The film is wordless but not exactly silent—the soundscape is quite rich. We hear the physical noises of signing, gravel under people’s feet, etc. What was your process like with your sound designer, and were you primarily recording on set or did you build the audio in postproduction?
I really love my sound designer, Sergey Stepanskiy. He’s a genius. I’ve worked with him on a number of my short films, and in fact I don’t like to work with sound myself. I never understand music, for example. I never hear it. It doesn’t mean I hate music, but I hear other sounds more. But I don’t like this part of the job—it’s terribly boring for me and I can’t really do much with it for myself.
We had more or less a documentary style of shooting and needed the same effect with the sound, so we recorded the sound in real time. I think everything was recorded on the scene. There was editing in post, but not so much was created. Actually, when the sound designer first showed me the sound, I was extremely unhappy with it. They had absorbed too much of the sound, and it took over the naturalism and absolutely killed the film. To solve this, we decided to just turn it way down. So we never altered anything—the sounds people were making—we just lowered the background.
This is one of the darkest movies I’ve seen, but there’s also quite a bit of tenderness and moments of humor as well. The scene with the girls and the Italians, for example, or the first two sex scenes. How did you manage to maintain a balance between light and dark?
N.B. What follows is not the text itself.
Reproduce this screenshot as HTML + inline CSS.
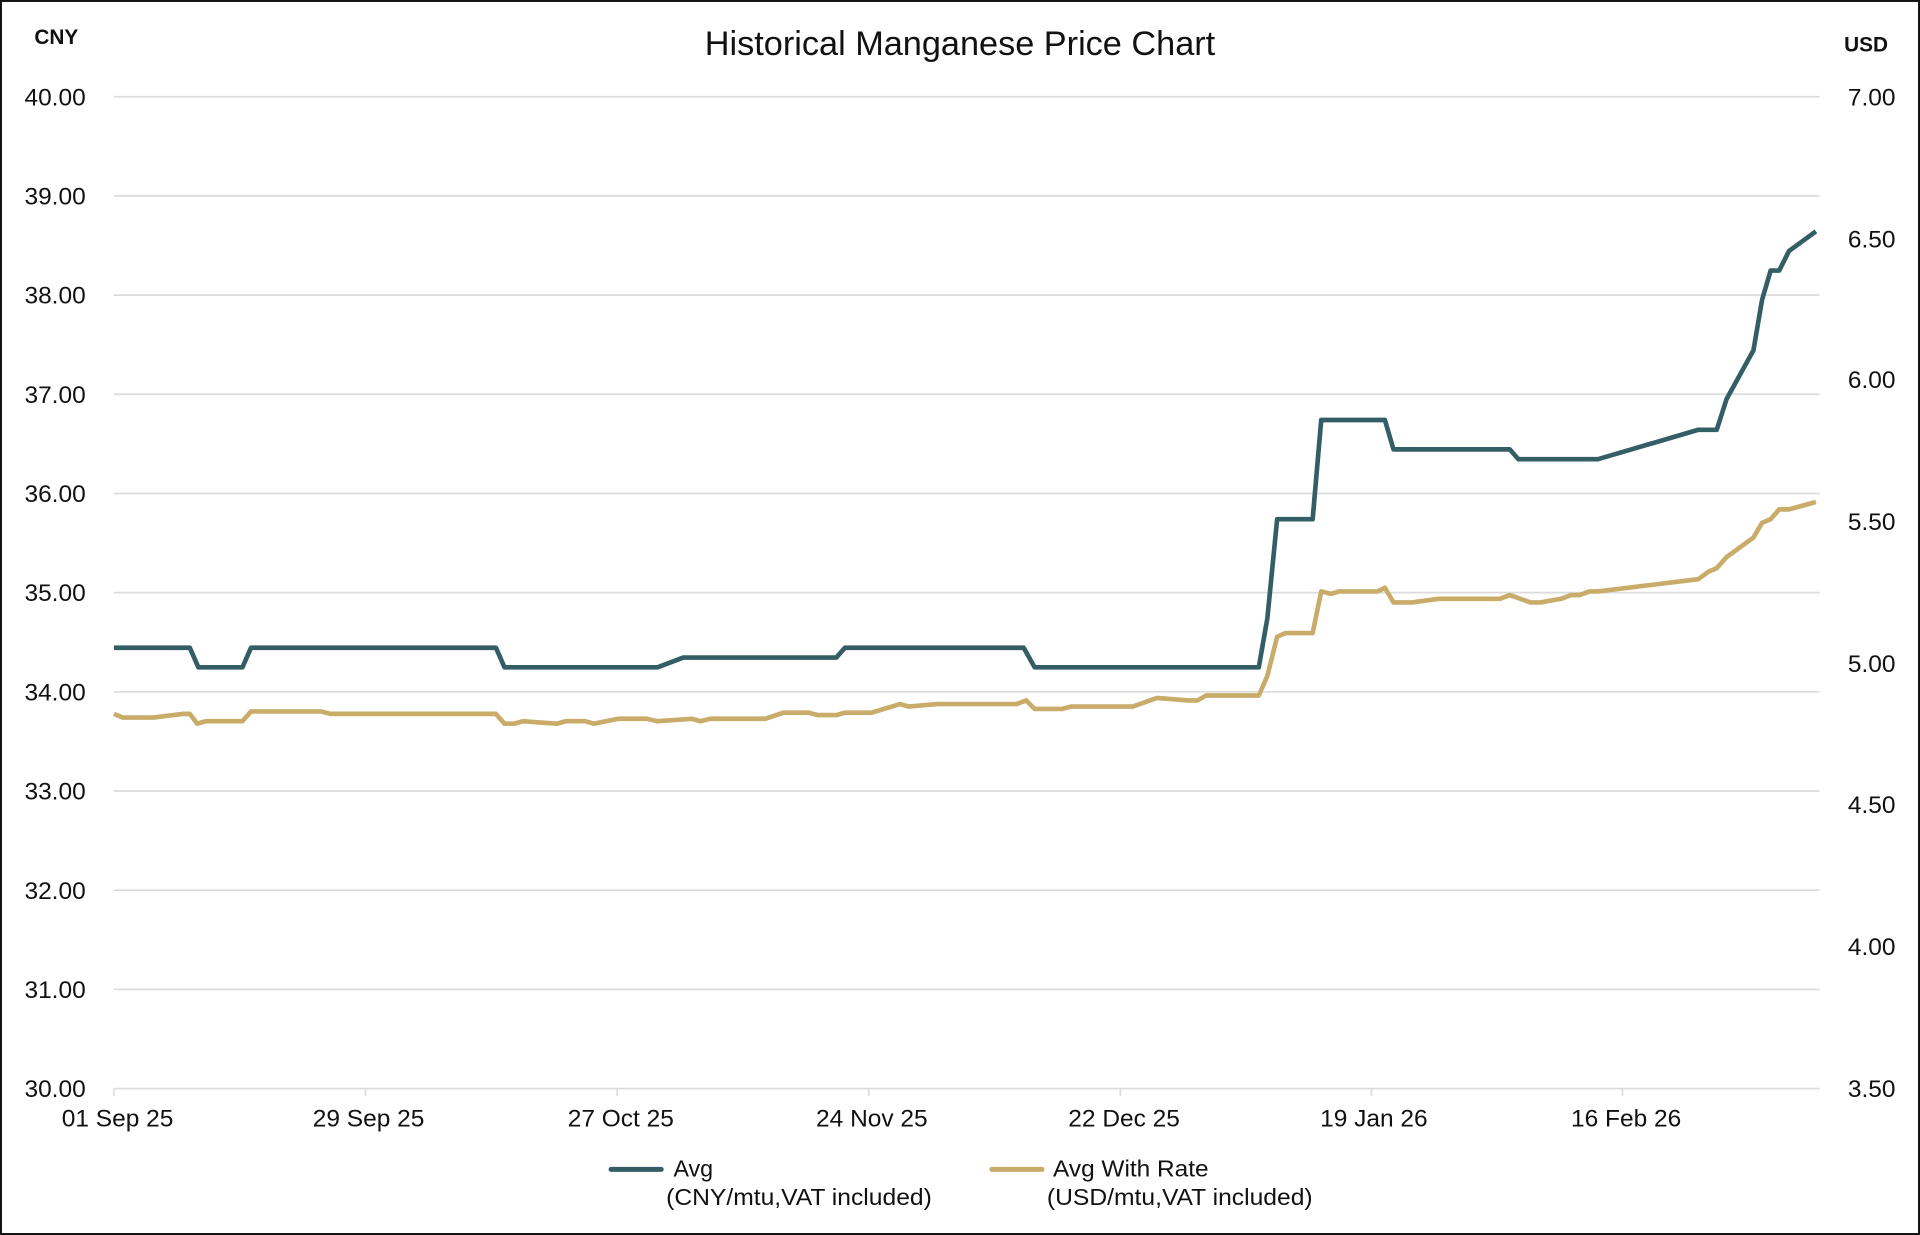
<!DOCTYPE html>
<html><head><meta charset="utf-8"><style>
html,body{margin:0;padding:0;background:#fff}
svg{display:block}
text{font-family:"Liberation Sans",Arial,sans-serif;fill:#111}
</style></head><body>
<svg width="1920" height="1235" viewBox="0 0 1568 1008.6" preserveAspectRatio="none">
<rect x="0.8" y="0.8" width="1566.4" height="1007" fill="#fff" stroke="#111" stroke-width="1.6"/>
<text x="784" y="45" font-size="28" text-anchor="middle">Historical Manganese Price Chart</text>
<text x="46" y="36" font-size="17" font-weight="bold" text-anchor="middle">CNY</text>
<text x="1524" y="42" font-size="17" font-weight="bold" text-anchor="middle">USD</text>
<g stroke="#dcdcdc" stroke-width="1.4">
<line x1="93" x2="1486" y1="79" y2="79"/><line x1="93" x2="1486" y1="160" y2="160"/>
<line x1="93" x2="1486" y1="241" y2="241"/><line x1="93" x2="1486" y1="322" y2="322"/>
<line x1="93" x2="1486" y1="403" y2="403"/><line x1="93" x2="1486" y1="484" y2="484"/>
<line x1="93" x2="1486" y1="565" y2="565"/><line x1="93" x2="1486" y1="646" y2="646"/>
<line x1="93" x2="1486" y1="727" y2="727"/><line x1="93" x2="1486" y1="808" y2="808"/>
<line x1="93" x2="1486" y1="889" y2="889"/>
<line x1="93" x2="93" y1="889" y2="895"/><line x1="298.5" x2="298.5" y1="889" y2="895"/>
<line x1="504" x2="504" y1="889" y2="895"/><line x1="709.5" x2="709.5" y1="889" y2="895"/>
<line x1="915" x2="915" y1="889" y2="895"/><line x1="1120" x2="1120" y1="889" y2="895"/>
<line x1="1325" x2="1325" y1="889" y2="895"/>
</g>
<g font-size="20" text-anchor="end">
<text x="70" y="86">40.00</text><text x="70" y="167">39.00</text><text x="70" y="248">38.00</text>
<text x="70" y="329">37.00</text><text x="70" y="410">36.00</text><text x="70" y="491">35.00</text>
<text x="70" y="572">34.00</text><text x="70" y="653">33.00</text><text x="70" y="734">32.00</text>
<text x="70" y="815">31.00</text><text x="70" y="896">30.00</text>
</g>
<g font-size="20" text-anchor="end">
<text x="1548" y="86">7.00</text><text x="1548" y="202">6.50</text><text x="1548" y="317">6.00</text>
<text x="1548" y="433">5.50</text><text x="1548" y="549">5.00</text><text x="1548" y="664">4.50</text>
<text x="1548" y="780">4.00</text><text x="1548" y="896">3.50</text>
</g>
<g font-size="20" text-anchor="middle">
<text x="96" y="920">01 Sep 25</text><text x="301" y="920">29 Sep 25</text><text x="507" y="920">27 Oct 25</text>
<text x="712" y="920">24 Nov 25</text><text x="918" y="920">22 Dec 25</text><text x="1122" y="920">19 Jan 26</text>
<text x="1328" y="920">16 Feb 26</text>
</g>
<polyline fill="none" stroke="#c9ab6a" stroke-width="3.8" stroke-linejoin="round" points="93,583 100,586 125,586 150,583 155,583 161,591 168,589 198,589 205,581 262,581 270,583 405,583 412,591 420,591 427,589 440,590 455,591 462,589 478,589 485,591 505,587 528,587 537,589 565,587 572,589 580,587 625,587 640,582 660,582 668,584 683,584 690,582 712,582 735,575 742,577 765,575 830,575 838,572 845,579 867,579 875,577 925,577 945,570 970,572 978,572 985,568 1028,568 1035,552 1043,520 1050,517 1072,517 1079,483 1087,485 1094,483 1125,483 1131,480 1138,492 1153,492 1175,489 1225,489 1233,486 1250,492 1258,492 1275,489 1283,486 1290,486 1298,483 1305,483 1387,473 1395,467 1402,464 1410,455 1432,439 1439,427 1446,424 1453,416 1461,416 1483,410"/>
<polyline fill="none" stroke="#345e66" stroke-width="3.8" stroke-linejoin="round" points="93,529 155,529 162,545 198,545 205,529 405,529 412,545 537,545 558,537 683,537 690,529 836,529 845,545 1028,545 1035,505 1043,424 1072,424 1079,343 1131,343 1138,367 1233,367 1240,375 1305,375 1387,351 1402,351 1410,326 1432,286 1439,245 1446,221 1453,221 1461,205 1483,189"/>
<line x1="499" x2="540" y1="955" y2="955" stroke="#345e66" stroke-width="4" stroke-linecap="round"/>
<line x1="810" x2="851" y1="955" y2="955" stroke="#c9ab6a" stroke-width="4" stroke-linecap="round"/>
<g font-size="19">
<text x="550" y="961">Avg</text><text x="544" y="984" textLength="217" lengthAdjust="spacingAndGlyphs">(CNY/mtu,VAT included)</text>
<text x="860" y="961" textLength="127" lengthAdjust="spacingAndGlyphs">Avg With Rate</text><text x="855" y="984" textLength="217" lengthAdjust="spacingAndGlyphs">(USD/mtu,VAT included)</text>
</g>
</svg>
</body></html>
Some directors plan everything out and construct all the emotions ahead of time. I just follow my intuition. If I’m in the moment and I like where it’s going, I just stay with it. In this case, since you did notice there is this balance, I think it’s just following real life. Just as there are these funny moments, awkward moments, and warmth in life, that’s why [they’re in the movie]. It’s simply because I was trying to achieve a sense of real life.